» What is expected
Tally the lines containing the word "this" and give the total alone.

» Extracted entries
** BEGIN **
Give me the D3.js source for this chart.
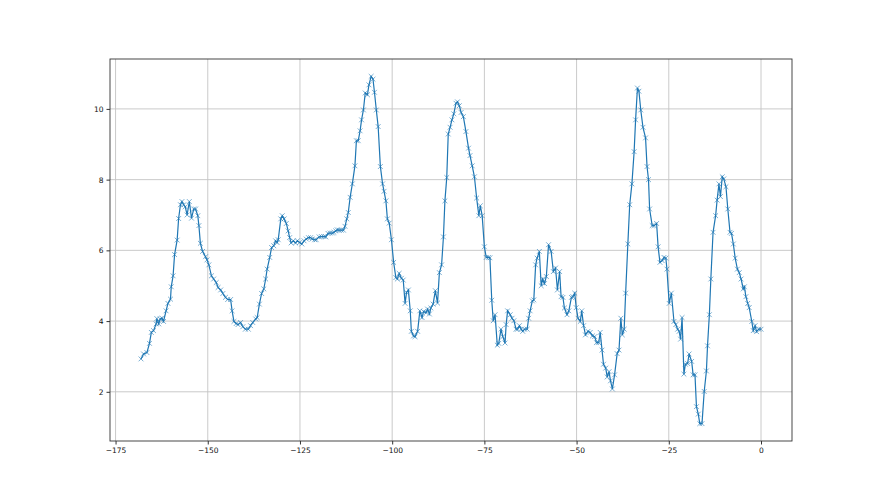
<!DOCTYPE html>
<html>
<head>
<meta charset="utf-8">
<script src="https://cdn.jsdelivr.net/npm/d3@7"></script>
<style>
 body { margin: 0; background: #fff; }
 .axis text { font-family: "DejaVu Sans", sans-serif; font-size: 7.5px; fill: #111; }
 .axis path, .axis line { stroke: #333; }
</style>
</head>
<body>
<svg width="880" height="495"></svg>
<script>
// values
var xVals = [-168.1, -167.4, -166.5, -165.8, -165.3, -164.7, -164.0, -163.8, -163.3, -162.9,
 -162.4, -162.0, -161.3, -160.8, -160.1, -159.9, -159.4, -159.0, -158.3, -157.9,
 -157.4, -157.0, -156.5, -156.1, -155.6, -155.0, -154.4, -153.8, -153.3, -152.7,
 -152.4, -152.0, -151.4, -150.6, -150.2, -149.7, -149.0, -148.4, -147.7, -147.2,
 -146.5, -145.9, -145.2, -144.6, -143.8, -143.4, -142.9, -142.3, -141.8, -141.1,
 -140.5, -139.8, -139.0, -138.4, -137.8, -137.0, -136.6, -136.0, -135.4, -134.8,
 -134.3, -133.9, -133.2, -132.7, -132.1, -131.6, -131.2, -130.9, -130.2, -129.8,
 -129.3, -128.7, -128.2, -127.8, -127.4, -126.8, -126.2, -125.7, -125.1, -124.5,
 -123.9, -123.3, -122.7, -122.1, -121.7, -121.0, -120.6, -119.8, -119.2, -118.5,
 -118.0, -117.4, -116.8, -116.2, -115.8, -115.3, -114.9, -114.4, -113.8, -113.2,
 -112.8, -112.3, -111.9, -111.4, -110.8, -110.1, -109.7, -109.2, -108.7, -108.3,
 -107.8, -107.3, -106.7, -106.3, -105.7, -105.2, -104.8, -104.3, -103.8, -103.2,
 -102.6, -102.2, -101.7, -101.3, -100.8, -100.2, -99.6, -99.0, -98.6, -98.1,
 -97.5, -97.0, -96.5, -96.1, -95.6, -95.1, -94.8, -94.2, -93.8, -93.1,
 -92.5, -91.9, -91.5, -90.8, -90.4, -89.9, -89.5, -88.9, -88.3, -87.7,
 -87.2, -86.6, -86.1, -85.7, -85.2, -84.8, -84.3, -83.8, -83.3, -82.7,
 -82.3, -81.8, -81.3, -80.7, -80.0, -79.3, -78.9, -78.3, -77.7, -77.1,
 -76.5, -76.1, -75.6, -75.0, -74.5, -73.9, -73.5, -73.0, -72.6, -72.1,
 -71.5, -71.1, -70.5, -70.0, -69.4, -69.1, -68.7, -68.0, -67.5, -67.0,
 -66.4, -66.0, -65.5, -65.0, -64.6, -64.1, -63.4, -63.0, -62.6, -62.0,
 -61.6, -61.1, -60.7, -60.1, -59.6, -59.2, -58.7, -58.2, -57.6, -56.9,
 -56.3, -55.7, -55.2, -54.6, -54.2, -53.7, -53.3, -52.6, -52.1, -51.4,
 -51.0, -50.5, -50.1, -49.6, -49.0, -48.6, -48.1, -47.6, -46.9, -46.3,
 -45.7, -45.1, -44.6, -44.0, -43.6, -43.1, -42.7, -42.1, -41.7, -41.2,
 -40.8, -40.3, -39.7, -39.0, -38.5, -38.0, -37.6, -37.1, -36.7, -36.1,
 -35.6, -35.0, -34.4, -34.0, -33.5, -33.1, -32.6, -32.0, -31.3, -30.9,
 -30.5, -30.2, -29.5, -29.0, -28.3, -27.9, -27.4, -26.8, -26.3, -25.8,
 -25.5, -24.9, -24.3, -23.6, -23.1, -22.6, -22.2, -21.8, -21.4, -20.9,
 -20.5, -19.9, -19.5, -18.8, -18.4, -17.9, -17.5, -17.0, -16.6, -16.0,
 -15.4, -14.8, -14.5, -14.0, -13.6, -13.0, -12.3, -11.9, -11.4, -11.0,
 -10.5, -10.1, -9.5, -9.0, -8.4, -8.0, -7.5, -7.0, -6.4, -5.9,
 -5.4, -4.8, -4.5, -4.1, -3.6, -3.2, -2.5, -2.1, -1.6, -1.2,
 -0.6, 0.0];

var yVals = [2.93, 3.07, 3.11, 3.37, 3.68, 3.73, 3.92, 4.07, 3.92, 4.06,
 4.08, 3.99, 4.29, 4.50, 4.62, 4.97, 5.28, 5.88, 6.29, 6.90,
 7.29, 7.38, 7.29, 7.23, 7.00, 7.38, 6.91, 7.17, 7.17, 6.98,
 6.70, 6.20, 5.97, 5.82, 5.73, 5.59, 5.28, 5.19, 5.09, 4.95,
 4.88, 4.78, 4.67, 4.61, 4.61, 4.29, 3.99, 3.93, 3.90, 3.96,
 3.84, 3.77, 3.77, 3.87, 3.96, 4.06, 4.10, 4.48, 4.78, 4.91,
 5.19, 5.47, 5.80, 6.08, 6.13, 6.27, 6.22, 6.30, 6.89, 6.98,
 6.89, 6.76, 6.55, 6.36, 6.21, 6.27, 6.21, 6.27, 6.22, 6.18,
 6.27, 6.32, 6.36, 6.36, 6.32, 6.30, 6.30, 6.38, 6.39, 6.39,
 6.38, 6.48, 6.49, 6.49, 6.51, 6.55, 6.58, 6.57, 6.57, 6.57,
 6.68, 6.89, 7.07, 7.50, 7.88, 8.39, 9.10, 9.10, 9.38, 9.69,
 9.97, 10.45, 10.40, 10.68, 10.92, 10.84, 10.47, 9.97, 9.50, 8.37,
 7.88, 7.67, 7.40, 6.89, 6.77, 6.30, 5.66, 5.23, 5.19, 5.35,
 5.21, 5.16, 4.50, 4.81, 4.88, 4.29, 3.71, 3.58, 3.56, 3.71,
 4.29, 4.10, 4.27, 4.24, 4.34, 4.20, 4.37, 4.48, 4.86, 4.51,
 5.37, 5.59, 6.38, 7.40, 8.06, 9.29, 9.48, 9.69, 9.86, 10.16,
 10.20, 10.09, 9.90, 9.78, 9.36, 8.89, 8.68, 8.39, 8.08, 7.48,
 6.98, 7.26, 6.98, 6.10, 5.80, 5.80, 5.79, 4.59, 4.01, 4.18,
 3.32, 3.37, 3.77, 3.56, 3.38, 3.90, 4.29, 4.18, 4.08, 4.01,
 3.77, 3.77, 3.87, 3.77, 3.71, 3.77, 3.77, 4.08, 4.29, 4.57,
 4.60, 5.59, 5.78, 5.97, 5.00, 5.19, 5.06, 5.26, 6.16, 5.97,
 5.40, 5.50, 4.88, 5.40, 4.69, 4.67, 4.37, 4.18, 4.29, 4.67,
 4.69, 4.79, 4.38, 4.08, 3.99, 4.29, 3.87, 3.61, 3.71, 3.68,
 3.58, 3.56, 3.39, 3.39, 3.68, 3.18, 2.78, 2.67, 2.42, 2.57,
 2.31, 2.08, 2.48, 3.08, 3.18, 4.08, 3.61, 3.77, 4.79, 6.18,
 7.29, 7.88, 8.79, 9.69, 10.59, 10.50, 9.97, 9.48, 9.18, 8.37,
 8.00, 7.17, 6.70, 6.70, 6.76, 6.10, 5.66, 5.71, 5.80, 5.78,
 5.47, 4.50, 4.79, 3.99, 3.90, 3.77, 3.71, 3.49, 4.10, 2.50,
 2.78, 2.80, 3.07, 2.86, 2.48, 2.48, 1.58, 1.37, 1.10, 1.10,
 2.01, 2.59, 3.30, 4.18, 5.19, 6.51, 6.98, 7.42, 7.88, 7.52,
 8.08, 8.02, 7.80, 7.17, 6.51, 6.48, 6.18, 5.78, 5.47, 5.37,
 5.19, 4.91, 4.97, 4.69, 4.50, 4.38, 3.99, 3.73, 3.87, 3.70,
 3.77, 3.77];

var xTicks = [-175, -150, -125, -100, -75, -50, -25, 0];
var yTicks = [2, 4, 6, 8, 10];

var data = xVals.map(function(d, i) {
 return { x: d, y: yVals[i] };
});

var svg = d3.select("svg"),
 margin = { top: 59, right: 88, bottom: 54, left: 110 },
 width = +svg.attr("width") - margin.left - margin.right,
 height = +svg.attr("height") - margin.top - margin.bottom;

var g = svg.append("g")
 .attr("transform", "translate(" + margin.left + "," + margin.top + ")");

// matplotlib style 5% padding on each side
var xMin = d3.min(xVals), xMax = d3.max(xVals);
var yMin = d3.min(yVals), yMax = d3.max(yVals);
var xPad = (xMax - xMin) * 0.05, yPad = (yMax - yMin) * 0.05;

var x = d3.scaleLinear().domain([xMin - xPad, xMax + xPad]).range([0, width]);
var y = d3.scaleLinear().domain([yMin - yPad, yMax + yPad]).range([height, 0]);

// grid
g.append("g")
 .selectAll("line")
 .data(xTicks)
 .enter()
 .append("line")
 .attr("x1", function(d) { return x(d); })
 .attr("x2", function(d) { return x(d); })
 .attr("y1", 0)
 .attr("y2", height)
 .attr("stroke", "#c4c4c4")
 .attr("stroke-width", 0.9);

g.append("g")
 .selectAll("line")
 .data(yTicks)
 .enter()
 .append("line")
 .attr("x1", 0)
 .attr("x2", width)
 .attr("y1", function(d) { return y(d); })
 .attr("y2", function(d) { return y(d); })
 .attr("stroke", "#c4c4c4")
 .attr("stroke-width", 0.9);

var fmt = function(d) { return d < 0 ? "\u2212" + Math.abs(d) : "" + d; };

g.append("g")
 .attr("class", "axis")
 .attr("transform", "translate(0," + height + ")")
 .call(d3.axisBottom(x).tickValues(xTicks).tickFormat(fmt).tickSize(3.5).tickPadding(3))
 .call(function(a) { a.select(".domain").remove(); });

g.append("g")
 .attr("class", "axis")
 .call(d3.axisLeft(y).tickValues(yTicks).tickFormat(fmt).tickSize(3.5).tickPadding(3))
 .call(function(a) { a.select(".domain").remove(); });

// the line
var line = d3.line()
 .x(function(d) { return x(d.x); })
 .y(function(d) { return y(d.y); });

g.append("path")
 .datum(data)
 .attr("fill", "none")
 .attr("stroke", "#1f77b4")
 .attr("stroke-width", 1.2)
 .attr("d", line);

// x markers
var m = 2.4;
g.append("g")
 .selectAll("path")
 .data(data)
 .enter()
 .append("path")
 .attr("d", function(d) {
  var cx = x(d.x), cy = y(d.y);
  return "M" + (cx - m) + "," + (cy - m) + "L" + (cx + m) + "," + (cy + m) +
   "M" + (cx - m) + "," + (cy + m) + "L" + (cx + m) + "," + (cy - m);
 })
 .attr("stroke", "#1f77b4")
 .attr("stroke-opacity", 0.75)
 .attr("stroke-width", 0.8)
 .attr("fill", "none");

// frame
g.append("rect")
 .attr("x", 0)
 .attr("y", 0)
 .attr("width", width)
 .attr("height", height)
 .attr("fill", "none")
 .attr("stroke", "#333")
 .attr("stroke-width", 0.9);
</script>
</body>
</html>
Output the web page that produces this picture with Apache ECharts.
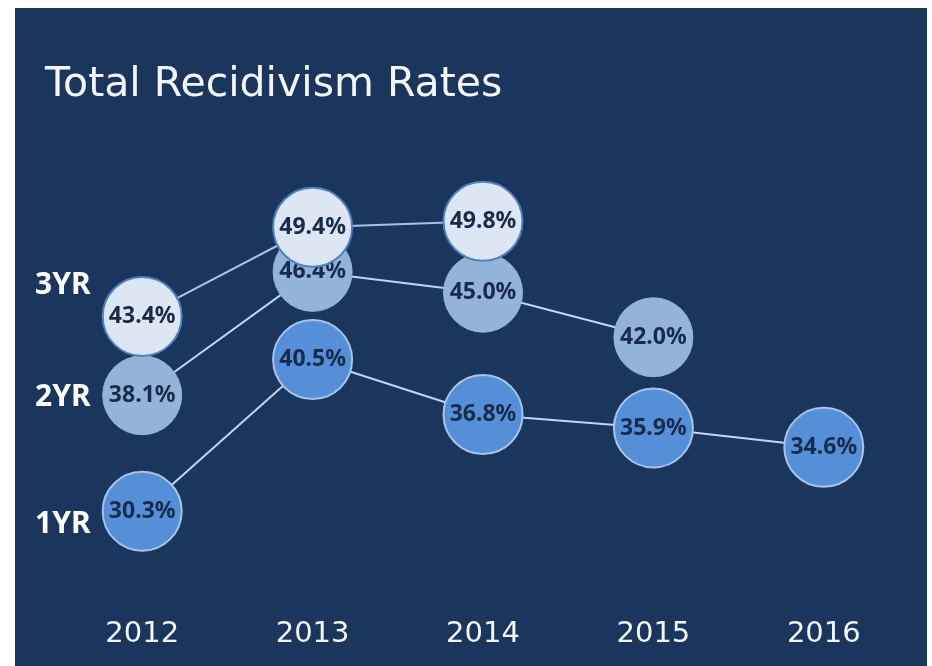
<!DOCTYPE html>
<html>
<head>
<meta charset="utf-8">
<script src="https://cdn.jsdelivr.net/npm/echarts@6/dist/echarts.min.js"></script>
<style>
  html, body { margin: 0; padding: 0; background: #ffffff; }
  #chart { position: absolute; left: 15px; top: 8px; width: 912px; height: 658px; }
</style>
</head>
<body>
<div id="chart"></div>
<script>
// data
var years = ["2012", "2013", "2014", "2015", "2016"];
var oneYr = [30.3, 40.5, 36.8, 35.9, 34.6];
var twoYr = [38.1, 46.4, 45.0, 42.0, null];
var threeYr = [43.4, 49.4, 49.8, null, null];
var seriesNames = ["1YR", "2YR", "3YR"];

var chart = echarts.init(document.getElementById("chart"));

function dotLabel() {
  return {
    show: true,
    position: "inside",
    formatter: function (p) { return p.value.toFixed(1) + "%"; },
    color: "#172b4a",
    fontFamily: "Noto Sans",
    fontWeight: "bold",
    fontSize: 23
  };
}

var option = {
  backgroundColor: "#1a365c",
  title: {
    text: "Total Recidivism Rates",
    left: 25,
    top: 52,
    textStyle: {
      color: "#f4f6fa",
      fontFamily: "DejaVu Sans",
      fontWeight: "normal",
      fontSize: 41
    }
  },
  grid: {
    left: 42,
    right: 18,
    top: 136,
    bottom: 76
  },
  xAxis: {
    type: "category",
    data: years,
    axisLine: { show: false },
    axisTick: { show: false },
    axisLabel: {
      color: "#f4f6fa",
      fontFamily: "DejaVu Sans",
      fontSize: 29,
      margin: 30
    }
  },
  yAxis: {
    type: "value",
    min: 25,
    max: 55,
    show: false,
    splitLine: { show: false }
  },
  graphic: [
    { type: "text", left: 20, top: 262, style: { text: seriesNames[2], fill: "#ffffff", font: "bold 30px 'Noto Sans'" } },
    { type: "text", left: 20, top: 374, style: { text: seriesNames[1], fill: "#ffffff", font: "bold 30px 'Noto Sans'" } },
    { type: "text", left: 20, top: 501, style: { text: seriesNames[0], fill: "#ffffff", font: "bold 30px 'Noto Sans'" } }
  ],
  series: [
    {
      name: seriesNames[0],
      type: "line",
      data: oneYr,
      symbol: "circle",
      symbolSize: 79,
      lineStyle: { color: "#c3d4ec", width: 2 },
      itemStyle: { color: "#558fd8", borderColor: "#a8c3e8", borderWidth: 2 },
      label: dotLabel(),
      z: 2
    },
    {
      name: seriesNames[1],
      type: "line",
      data: twoYr,
      symbol: "circle",
      symbolSize: 79,
      lineStyle: { color: "#c3d4ec", width: 2 },
      itemStyle: { color: "#94b3d9", borderColor: "#94b3d9", borderWidth: 1 },
      label: dotLabel(),
      z: 3
    },
    {
      name: seriesNames[2],
      type: "line",
      data: threeYr,
      symbol: "circle",
      symbolSize: 79,
      lineStyle: { color: "#a9c2e3", width: 2 },
      itemStyle: { color: "#dde6f3", borderColor: "#4f80c0", borderWidth: 2 },
      label: dotLabel(),
      z: 4
    }
  ]
};

chart.setOption(option);
</script>
</body>
</html>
** END **
» Exercise solution
2